Cook Medical embolization coils can be used as scaffolds, as anchor or starting coils, and as finishing coils. They’re also well-suited for tight packing. By using a range of devices in tandem, you could better control costs and achieve a more nuanced degree of thrombogenesis.
In general, the first coil selected should have a diameter that is 20 percent larger, or 2 mm oversized, than the vessel which is to be occluded.
The use of outer guiding sheath/catheter is the most important step in preventing coil elongation and uncertain long-term occlusion. The outer guiding sheath/catheter provides support, and the inner catheter provides finer selective maneuvers.
The anchor technique provides safe and distal occlusion when there is a question about instability of coils. At least 2 cm of a coil is advanced into the side branch, which is normally sacrificed. The rest of the coil is then deployed just proximal to that side branch, and additional coils are packed.
For the dense packing technique, a detachable coil is placed initially. A series of pushable coils is then packed behind the initial detachable coil. To finish, a final coil is then placed after the series of pushable coils.
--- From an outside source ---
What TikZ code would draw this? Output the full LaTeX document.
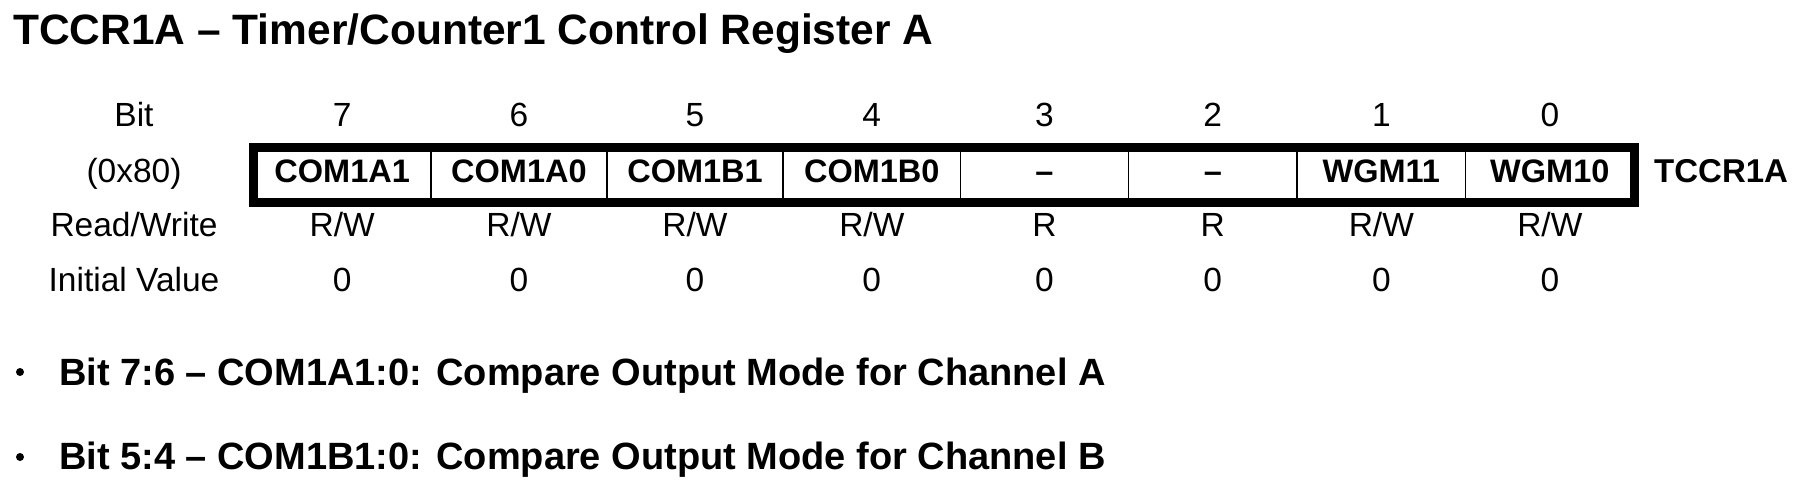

Diameter step-down variation: The dense packing technique can be modified to include the diameter step-down variation. As with the original dense packing technique, a detachable coil is placed initially. Next, pushable coils featuring progressively smaller diameters are nested inside one another behind the initial detachable coil. To finish, a final coil is then placed after the series of nested, pushable coils.
The scaffold technique is used for high-flow vessels when there is concern about migration of a softer coil. A high radial force coil is placed initially. Then, several high radial force coils or soft coils may be packed within the scaffold.